▶ **INSTRUCTIONS FOR THE TASK**
In the entries below, find the lines that contain the word "this" and copy them.

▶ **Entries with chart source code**
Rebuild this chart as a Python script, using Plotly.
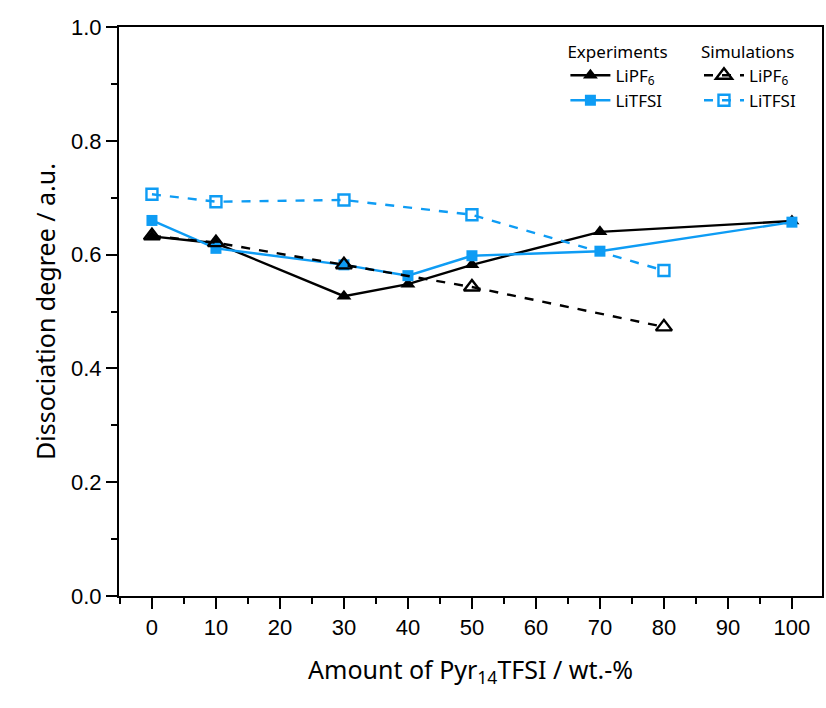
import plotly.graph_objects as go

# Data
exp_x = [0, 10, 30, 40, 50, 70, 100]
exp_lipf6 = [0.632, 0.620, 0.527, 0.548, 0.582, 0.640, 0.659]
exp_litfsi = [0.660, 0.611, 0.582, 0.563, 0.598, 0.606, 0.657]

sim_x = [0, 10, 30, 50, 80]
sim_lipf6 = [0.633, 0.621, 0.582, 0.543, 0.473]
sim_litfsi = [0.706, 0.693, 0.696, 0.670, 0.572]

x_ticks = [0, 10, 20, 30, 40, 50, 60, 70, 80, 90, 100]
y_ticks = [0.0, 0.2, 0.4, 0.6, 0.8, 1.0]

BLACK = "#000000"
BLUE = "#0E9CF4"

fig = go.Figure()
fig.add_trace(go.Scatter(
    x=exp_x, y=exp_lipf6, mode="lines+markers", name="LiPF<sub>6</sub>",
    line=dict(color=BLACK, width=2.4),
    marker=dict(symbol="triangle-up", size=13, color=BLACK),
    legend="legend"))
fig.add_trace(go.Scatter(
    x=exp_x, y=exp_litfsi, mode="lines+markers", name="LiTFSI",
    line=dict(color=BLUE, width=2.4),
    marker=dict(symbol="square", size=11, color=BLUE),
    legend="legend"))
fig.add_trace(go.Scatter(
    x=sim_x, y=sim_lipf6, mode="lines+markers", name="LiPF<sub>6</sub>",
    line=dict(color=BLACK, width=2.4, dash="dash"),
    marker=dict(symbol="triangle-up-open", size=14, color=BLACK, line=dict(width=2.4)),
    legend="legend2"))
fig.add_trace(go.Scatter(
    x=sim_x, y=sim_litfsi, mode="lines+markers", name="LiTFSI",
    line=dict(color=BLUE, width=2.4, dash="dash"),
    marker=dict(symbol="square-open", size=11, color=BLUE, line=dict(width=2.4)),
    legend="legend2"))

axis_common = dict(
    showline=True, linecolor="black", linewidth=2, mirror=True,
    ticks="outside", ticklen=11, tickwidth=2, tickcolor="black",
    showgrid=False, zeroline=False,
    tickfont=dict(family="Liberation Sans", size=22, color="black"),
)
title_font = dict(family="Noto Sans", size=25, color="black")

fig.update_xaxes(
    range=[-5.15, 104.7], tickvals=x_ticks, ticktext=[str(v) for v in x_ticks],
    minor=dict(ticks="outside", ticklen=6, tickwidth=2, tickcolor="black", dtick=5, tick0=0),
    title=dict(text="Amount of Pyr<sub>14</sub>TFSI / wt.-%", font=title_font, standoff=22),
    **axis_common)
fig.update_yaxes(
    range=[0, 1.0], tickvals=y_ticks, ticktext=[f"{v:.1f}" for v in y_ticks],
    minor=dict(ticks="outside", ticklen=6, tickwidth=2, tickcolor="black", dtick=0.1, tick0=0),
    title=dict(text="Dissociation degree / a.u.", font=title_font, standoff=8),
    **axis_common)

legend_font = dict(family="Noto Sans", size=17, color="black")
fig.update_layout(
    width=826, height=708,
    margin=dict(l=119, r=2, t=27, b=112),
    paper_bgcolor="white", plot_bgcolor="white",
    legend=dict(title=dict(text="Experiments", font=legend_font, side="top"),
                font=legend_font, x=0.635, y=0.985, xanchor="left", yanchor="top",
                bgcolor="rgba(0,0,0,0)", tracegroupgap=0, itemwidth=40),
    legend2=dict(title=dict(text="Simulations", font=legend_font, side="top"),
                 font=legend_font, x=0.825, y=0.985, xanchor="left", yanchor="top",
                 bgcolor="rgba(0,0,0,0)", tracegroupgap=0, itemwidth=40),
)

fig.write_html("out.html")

---

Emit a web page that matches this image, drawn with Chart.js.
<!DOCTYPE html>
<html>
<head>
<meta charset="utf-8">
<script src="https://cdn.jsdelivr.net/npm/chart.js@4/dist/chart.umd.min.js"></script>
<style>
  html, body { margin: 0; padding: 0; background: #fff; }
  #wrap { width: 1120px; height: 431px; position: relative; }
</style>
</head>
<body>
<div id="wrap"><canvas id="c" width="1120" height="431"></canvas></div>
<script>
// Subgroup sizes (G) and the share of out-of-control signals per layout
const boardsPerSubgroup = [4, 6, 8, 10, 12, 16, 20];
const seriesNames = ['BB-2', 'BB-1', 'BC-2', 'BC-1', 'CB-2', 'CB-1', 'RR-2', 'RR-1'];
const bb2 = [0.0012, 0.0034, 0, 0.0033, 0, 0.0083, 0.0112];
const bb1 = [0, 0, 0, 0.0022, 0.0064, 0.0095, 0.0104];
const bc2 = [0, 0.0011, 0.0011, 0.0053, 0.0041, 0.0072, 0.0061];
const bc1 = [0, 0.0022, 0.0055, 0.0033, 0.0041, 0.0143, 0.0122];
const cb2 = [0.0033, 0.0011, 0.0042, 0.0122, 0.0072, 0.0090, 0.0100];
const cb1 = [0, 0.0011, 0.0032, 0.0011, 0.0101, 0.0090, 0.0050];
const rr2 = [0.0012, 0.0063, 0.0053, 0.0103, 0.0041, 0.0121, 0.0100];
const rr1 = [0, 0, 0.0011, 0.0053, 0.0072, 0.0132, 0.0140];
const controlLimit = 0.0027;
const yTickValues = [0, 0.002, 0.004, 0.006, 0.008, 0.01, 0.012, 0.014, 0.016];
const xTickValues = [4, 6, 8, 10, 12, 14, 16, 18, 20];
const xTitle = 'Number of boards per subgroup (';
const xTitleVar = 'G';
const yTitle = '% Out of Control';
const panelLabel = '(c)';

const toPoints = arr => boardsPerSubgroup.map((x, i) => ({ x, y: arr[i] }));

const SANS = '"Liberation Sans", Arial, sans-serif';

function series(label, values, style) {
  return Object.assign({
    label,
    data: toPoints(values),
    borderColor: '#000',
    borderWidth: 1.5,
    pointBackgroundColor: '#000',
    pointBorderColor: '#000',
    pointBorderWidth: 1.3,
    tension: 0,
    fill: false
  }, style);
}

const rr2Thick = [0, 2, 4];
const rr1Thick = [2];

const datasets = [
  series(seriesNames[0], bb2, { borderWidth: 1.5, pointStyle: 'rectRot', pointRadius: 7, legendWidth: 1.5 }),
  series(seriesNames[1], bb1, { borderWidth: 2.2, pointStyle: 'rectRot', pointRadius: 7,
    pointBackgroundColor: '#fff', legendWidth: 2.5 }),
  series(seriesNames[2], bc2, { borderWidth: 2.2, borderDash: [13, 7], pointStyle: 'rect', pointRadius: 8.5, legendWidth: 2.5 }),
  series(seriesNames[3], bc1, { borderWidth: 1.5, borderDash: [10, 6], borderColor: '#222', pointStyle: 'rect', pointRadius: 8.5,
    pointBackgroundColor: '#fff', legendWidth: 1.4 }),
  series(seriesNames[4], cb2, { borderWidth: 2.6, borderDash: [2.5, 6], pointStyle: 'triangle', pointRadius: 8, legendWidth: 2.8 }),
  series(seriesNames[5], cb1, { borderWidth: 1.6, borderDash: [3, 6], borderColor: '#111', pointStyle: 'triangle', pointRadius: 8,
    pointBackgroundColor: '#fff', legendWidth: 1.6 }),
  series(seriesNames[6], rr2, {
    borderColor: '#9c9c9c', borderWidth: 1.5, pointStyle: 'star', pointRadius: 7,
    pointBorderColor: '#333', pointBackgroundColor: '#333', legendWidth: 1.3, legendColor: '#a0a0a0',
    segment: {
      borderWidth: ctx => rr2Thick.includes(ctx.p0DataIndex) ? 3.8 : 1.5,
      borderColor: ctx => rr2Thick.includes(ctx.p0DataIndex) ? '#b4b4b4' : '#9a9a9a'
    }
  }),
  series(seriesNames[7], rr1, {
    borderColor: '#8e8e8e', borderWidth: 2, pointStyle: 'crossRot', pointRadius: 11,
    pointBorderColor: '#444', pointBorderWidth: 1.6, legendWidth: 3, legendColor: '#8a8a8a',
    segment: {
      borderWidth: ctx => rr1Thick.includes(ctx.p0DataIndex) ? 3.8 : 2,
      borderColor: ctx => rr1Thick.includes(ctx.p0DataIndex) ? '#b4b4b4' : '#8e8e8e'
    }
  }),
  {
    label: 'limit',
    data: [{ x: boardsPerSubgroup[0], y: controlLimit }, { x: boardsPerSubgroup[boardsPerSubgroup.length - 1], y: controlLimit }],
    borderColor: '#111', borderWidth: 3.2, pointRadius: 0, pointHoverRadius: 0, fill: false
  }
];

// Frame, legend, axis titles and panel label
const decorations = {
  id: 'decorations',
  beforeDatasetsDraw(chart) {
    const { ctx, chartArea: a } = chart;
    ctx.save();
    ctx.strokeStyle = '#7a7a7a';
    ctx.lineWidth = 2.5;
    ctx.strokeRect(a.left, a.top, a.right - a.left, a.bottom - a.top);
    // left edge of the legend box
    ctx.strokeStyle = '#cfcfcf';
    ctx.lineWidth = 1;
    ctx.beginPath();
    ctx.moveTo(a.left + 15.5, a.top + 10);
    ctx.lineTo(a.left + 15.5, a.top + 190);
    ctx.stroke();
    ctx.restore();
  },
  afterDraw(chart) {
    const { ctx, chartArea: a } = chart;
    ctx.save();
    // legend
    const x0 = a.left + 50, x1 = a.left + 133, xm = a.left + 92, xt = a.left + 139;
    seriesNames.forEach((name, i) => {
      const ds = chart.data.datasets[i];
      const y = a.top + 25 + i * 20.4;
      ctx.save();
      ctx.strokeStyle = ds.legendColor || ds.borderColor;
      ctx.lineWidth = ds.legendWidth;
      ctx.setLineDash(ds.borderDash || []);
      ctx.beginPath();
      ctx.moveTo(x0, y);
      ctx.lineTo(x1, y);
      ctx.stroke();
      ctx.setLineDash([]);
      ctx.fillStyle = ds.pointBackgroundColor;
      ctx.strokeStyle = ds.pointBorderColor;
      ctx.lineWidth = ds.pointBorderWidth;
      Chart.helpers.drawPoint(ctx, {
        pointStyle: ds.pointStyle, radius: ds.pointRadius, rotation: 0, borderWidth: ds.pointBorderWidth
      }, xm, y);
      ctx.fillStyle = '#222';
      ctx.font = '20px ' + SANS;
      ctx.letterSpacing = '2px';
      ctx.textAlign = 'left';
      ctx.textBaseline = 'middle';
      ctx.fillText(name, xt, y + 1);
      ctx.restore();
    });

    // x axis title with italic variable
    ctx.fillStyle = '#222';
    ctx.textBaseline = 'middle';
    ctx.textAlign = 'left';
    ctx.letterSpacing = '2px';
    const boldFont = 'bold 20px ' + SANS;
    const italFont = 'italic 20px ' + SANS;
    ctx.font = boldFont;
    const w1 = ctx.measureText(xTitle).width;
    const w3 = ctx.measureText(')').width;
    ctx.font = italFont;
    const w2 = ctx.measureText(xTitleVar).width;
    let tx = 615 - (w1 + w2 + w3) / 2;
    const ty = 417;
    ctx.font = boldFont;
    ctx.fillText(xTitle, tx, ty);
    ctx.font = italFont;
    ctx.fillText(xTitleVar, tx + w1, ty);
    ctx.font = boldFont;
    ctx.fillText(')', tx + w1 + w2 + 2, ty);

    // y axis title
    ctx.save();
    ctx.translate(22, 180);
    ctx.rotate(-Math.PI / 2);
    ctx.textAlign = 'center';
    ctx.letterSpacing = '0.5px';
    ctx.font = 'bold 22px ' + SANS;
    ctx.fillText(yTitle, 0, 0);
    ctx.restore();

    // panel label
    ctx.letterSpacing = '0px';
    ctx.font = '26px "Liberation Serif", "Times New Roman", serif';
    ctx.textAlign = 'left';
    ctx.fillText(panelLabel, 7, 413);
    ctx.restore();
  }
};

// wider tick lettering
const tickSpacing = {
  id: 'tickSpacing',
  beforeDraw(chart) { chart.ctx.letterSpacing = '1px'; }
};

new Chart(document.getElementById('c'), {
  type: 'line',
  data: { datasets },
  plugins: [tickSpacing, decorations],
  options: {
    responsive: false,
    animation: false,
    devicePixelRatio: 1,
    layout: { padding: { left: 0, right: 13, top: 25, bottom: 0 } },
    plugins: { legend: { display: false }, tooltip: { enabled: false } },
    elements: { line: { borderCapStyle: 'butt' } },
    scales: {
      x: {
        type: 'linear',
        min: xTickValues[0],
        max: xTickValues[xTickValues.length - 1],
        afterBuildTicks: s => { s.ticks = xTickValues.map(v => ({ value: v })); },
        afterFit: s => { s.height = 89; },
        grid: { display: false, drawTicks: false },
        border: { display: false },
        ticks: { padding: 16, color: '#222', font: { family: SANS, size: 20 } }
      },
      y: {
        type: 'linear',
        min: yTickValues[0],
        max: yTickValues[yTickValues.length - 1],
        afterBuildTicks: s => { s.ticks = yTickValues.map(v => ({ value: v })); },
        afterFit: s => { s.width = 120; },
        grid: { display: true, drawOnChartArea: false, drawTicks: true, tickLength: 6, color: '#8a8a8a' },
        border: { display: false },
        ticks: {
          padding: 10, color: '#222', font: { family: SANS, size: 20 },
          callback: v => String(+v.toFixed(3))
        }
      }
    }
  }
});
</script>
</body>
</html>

▶ **CORRECT RESPONSE**
Rebuild this chart as a Python script, using Plotly.
Emit a web page that matches this image, drawn with Chart.js.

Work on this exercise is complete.